# [SHORT PROBLEM]
Repeat verbatim the lines from the one containing "Write a Python" to the one containing "import plotly.graph_objects as go", ends included, minus any pictures.

# [DATA FOR THE TASK]
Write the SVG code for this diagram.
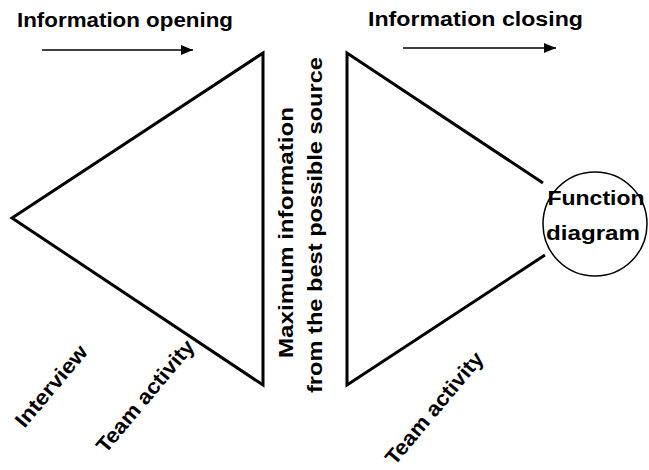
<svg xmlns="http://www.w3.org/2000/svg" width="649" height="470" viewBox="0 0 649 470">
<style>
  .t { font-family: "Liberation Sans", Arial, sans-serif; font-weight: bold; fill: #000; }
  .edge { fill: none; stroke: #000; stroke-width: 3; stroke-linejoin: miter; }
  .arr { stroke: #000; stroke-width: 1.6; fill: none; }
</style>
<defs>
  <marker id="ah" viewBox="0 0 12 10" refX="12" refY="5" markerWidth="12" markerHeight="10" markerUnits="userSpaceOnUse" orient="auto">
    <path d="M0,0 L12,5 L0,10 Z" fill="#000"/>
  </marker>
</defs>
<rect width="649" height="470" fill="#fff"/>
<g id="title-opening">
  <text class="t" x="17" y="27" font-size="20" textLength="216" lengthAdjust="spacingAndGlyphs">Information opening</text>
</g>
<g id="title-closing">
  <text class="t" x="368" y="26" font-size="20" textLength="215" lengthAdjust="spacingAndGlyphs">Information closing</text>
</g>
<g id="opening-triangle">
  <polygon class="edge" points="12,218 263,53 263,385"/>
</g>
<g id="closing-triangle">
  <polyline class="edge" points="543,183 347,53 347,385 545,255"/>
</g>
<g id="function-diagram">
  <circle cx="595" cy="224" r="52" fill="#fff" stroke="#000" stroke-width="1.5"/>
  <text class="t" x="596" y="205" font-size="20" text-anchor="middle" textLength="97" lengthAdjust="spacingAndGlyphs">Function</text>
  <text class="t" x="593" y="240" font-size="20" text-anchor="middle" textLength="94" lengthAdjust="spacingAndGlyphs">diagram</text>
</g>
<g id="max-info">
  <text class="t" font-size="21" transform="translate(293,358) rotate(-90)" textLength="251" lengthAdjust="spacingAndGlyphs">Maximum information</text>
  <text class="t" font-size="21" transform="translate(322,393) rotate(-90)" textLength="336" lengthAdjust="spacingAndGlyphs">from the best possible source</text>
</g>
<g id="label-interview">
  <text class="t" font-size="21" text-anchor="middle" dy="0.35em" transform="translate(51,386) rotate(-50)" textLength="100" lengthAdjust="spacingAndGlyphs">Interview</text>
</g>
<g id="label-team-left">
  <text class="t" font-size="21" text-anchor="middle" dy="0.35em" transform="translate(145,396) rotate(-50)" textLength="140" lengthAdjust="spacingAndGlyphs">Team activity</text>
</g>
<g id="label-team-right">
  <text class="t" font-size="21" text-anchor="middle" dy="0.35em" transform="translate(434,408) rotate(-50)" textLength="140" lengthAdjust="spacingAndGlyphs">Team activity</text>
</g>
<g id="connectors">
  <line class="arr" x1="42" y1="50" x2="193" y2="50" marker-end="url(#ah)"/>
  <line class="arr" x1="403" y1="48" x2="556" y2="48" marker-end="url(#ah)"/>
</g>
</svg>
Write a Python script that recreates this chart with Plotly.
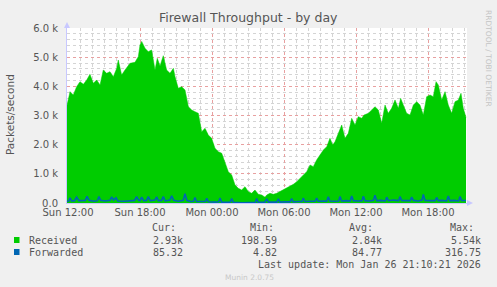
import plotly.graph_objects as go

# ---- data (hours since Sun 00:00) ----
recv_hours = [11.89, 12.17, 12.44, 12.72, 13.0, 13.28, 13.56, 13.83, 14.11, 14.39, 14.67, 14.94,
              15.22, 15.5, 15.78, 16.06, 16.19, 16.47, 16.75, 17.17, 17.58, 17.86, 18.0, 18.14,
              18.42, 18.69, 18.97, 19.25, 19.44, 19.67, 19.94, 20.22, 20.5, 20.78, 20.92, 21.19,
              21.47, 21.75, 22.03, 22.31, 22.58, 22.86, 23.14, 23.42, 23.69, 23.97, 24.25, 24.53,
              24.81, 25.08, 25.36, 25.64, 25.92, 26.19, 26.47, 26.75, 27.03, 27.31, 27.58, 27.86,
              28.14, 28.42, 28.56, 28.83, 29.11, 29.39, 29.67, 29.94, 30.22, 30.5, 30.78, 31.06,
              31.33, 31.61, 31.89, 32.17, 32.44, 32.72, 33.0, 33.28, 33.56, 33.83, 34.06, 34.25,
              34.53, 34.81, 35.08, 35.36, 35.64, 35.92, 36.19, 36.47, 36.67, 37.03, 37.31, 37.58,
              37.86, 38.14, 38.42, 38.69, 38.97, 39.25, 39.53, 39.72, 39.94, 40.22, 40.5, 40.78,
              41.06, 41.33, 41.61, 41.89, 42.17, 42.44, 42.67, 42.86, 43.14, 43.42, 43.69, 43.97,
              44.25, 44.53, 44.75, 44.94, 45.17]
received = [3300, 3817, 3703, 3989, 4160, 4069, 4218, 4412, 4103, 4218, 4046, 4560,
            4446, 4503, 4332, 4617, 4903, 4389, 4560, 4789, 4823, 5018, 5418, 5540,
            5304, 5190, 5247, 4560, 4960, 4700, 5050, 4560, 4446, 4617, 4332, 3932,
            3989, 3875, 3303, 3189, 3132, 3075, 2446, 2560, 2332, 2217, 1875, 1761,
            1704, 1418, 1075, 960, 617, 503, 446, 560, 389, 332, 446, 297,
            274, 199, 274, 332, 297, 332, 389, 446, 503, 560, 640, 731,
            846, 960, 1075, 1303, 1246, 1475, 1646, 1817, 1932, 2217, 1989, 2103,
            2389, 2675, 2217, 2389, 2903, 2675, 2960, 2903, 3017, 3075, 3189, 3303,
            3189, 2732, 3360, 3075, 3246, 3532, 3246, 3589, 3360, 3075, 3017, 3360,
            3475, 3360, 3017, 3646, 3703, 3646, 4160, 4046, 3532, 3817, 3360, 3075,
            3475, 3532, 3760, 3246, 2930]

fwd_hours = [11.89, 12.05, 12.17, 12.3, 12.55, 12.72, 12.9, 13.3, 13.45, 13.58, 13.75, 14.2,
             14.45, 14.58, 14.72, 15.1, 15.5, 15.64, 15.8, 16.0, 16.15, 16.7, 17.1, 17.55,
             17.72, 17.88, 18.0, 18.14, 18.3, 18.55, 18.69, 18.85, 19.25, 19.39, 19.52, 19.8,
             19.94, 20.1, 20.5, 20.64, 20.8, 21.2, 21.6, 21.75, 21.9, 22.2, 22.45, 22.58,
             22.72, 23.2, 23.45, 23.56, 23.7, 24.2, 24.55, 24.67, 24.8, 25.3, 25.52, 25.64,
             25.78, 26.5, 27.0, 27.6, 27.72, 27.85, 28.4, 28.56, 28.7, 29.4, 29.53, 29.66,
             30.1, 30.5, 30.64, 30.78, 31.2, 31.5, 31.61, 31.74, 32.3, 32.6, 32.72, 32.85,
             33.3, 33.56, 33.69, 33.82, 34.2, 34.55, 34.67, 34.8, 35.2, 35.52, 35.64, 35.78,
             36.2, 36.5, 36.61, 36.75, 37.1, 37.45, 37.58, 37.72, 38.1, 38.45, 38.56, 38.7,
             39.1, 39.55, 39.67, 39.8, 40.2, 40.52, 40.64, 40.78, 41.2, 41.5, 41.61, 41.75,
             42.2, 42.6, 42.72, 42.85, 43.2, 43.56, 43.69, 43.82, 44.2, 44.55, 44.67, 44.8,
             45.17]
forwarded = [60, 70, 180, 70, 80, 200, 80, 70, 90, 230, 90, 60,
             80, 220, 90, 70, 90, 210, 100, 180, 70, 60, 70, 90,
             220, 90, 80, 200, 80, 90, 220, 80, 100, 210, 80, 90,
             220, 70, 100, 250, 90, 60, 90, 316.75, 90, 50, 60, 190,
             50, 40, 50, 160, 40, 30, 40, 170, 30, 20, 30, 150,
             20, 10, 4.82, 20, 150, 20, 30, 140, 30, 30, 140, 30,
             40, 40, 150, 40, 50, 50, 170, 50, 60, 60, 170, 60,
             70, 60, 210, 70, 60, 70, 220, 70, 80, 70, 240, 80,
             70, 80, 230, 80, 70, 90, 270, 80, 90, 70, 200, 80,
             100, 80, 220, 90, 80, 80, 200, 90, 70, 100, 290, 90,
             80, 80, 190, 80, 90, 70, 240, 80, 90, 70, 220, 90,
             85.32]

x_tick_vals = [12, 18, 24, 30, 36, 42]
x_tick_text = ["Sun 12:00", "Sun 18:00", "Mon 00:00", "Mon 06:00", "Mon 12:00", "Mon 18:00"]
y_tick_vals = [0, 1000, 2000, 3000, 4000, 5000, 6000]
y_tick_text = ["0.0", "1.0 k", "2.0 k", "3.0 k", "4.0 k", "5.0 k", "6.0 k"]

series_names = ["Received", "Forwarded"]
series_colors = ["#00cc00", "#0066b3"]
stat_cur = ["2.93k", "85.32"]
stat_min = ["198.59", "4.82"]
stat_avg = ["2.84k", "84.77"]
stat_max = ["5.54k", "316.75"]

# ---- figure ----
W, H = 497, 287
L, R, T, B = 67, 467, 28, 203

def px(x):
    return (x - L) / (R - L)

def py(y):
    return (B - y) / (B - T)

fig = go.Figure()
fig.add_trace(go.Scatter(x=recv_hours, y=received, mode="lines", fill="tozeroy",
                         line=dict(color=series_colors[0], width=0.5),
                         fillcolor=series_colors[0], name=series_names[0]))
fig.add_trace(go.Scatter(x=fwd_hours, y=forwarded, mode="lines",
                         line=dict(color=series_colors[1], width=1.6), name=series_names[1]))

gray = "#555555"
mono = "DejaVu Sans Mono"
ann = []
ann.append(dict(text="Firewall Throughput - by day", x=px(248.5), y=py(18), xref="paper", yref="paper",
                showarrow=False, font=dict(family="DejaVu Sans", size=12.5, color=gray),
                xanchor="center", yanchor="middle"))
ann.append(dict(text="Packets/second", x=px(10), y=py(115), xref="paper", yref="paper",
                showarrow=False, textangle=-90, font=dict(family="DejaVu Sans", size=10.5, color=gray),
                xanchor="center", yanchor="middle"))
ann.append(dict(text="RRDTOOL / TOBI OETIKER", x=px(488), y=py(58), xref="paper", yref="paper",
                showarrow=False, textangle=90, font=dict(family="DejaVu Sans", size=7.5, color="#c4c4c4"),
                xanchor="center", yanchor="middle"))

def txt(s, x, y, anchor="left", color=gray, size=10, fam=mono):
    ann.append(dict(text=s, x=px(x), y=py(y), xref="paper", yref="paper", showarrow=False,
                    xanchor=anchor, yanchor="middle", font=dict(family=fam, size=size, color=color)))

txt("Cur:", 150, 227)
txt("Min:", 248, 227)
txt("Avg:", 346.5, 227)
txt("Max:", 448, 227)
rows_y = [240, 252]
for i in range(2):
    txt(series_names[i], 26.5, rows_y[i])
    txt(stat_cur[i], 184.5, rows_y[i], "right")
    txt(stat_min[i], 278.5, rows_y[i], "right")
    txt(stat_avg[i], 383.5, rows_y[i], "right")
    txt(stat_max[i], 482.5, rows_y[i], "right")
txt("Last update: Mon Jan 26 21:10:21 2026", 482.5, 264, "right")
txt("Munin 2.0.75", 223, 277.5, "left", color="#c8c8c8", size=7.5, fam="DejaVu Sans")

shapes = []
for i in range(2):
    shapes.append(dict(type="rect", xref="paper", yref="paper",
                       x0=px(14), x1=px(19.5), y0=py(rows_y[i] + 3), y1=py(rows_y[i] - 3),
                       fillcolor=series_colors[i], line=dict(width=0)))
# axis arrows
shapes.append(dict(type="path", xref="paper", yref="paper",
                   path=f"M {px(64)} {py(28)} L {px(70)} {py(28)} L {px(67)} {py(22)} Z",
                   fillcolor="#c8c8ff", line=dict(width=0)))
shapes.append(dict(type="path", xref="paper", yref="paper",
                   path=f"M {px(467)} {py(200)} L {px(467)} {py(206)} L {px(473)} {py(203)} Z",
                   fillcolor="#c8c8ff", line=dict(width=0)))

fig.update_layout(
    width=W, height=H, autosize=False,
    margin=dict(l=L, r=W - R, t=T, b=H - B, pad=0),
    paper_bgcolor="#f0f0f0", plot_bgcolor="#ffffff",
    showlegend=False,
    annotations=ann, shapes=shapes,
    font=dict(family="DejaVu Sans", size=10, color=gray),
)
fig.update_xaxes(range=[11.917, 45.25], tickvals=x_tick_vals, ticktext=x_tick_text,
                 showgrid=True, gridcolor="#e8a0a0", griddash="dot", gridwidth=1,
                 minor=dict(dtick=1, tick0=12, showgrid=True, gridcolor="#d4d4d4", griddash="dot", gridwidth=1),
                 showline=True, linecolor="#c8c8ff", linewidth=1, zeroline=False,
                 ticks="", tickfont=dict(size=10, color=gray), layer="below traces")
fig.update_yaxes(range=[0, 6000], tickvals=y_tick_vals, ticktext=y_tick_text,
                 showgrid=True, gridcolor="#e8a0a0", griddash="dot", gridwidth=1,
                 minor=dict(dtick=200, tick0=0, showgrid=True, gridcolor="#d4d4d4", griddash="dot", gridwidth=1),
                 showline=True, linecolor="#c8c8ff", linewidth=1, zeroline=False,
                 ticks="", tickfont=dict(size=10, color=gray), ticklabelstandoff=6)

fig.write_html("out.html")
==
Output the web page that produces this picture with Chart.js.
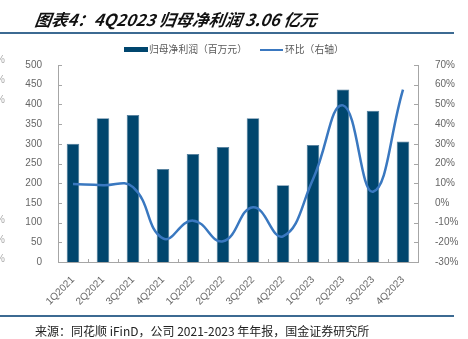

# [REPLY TO THE TASK]
Write a Python script that recreates this chart with Plotly.
import plotly.graph_objects as go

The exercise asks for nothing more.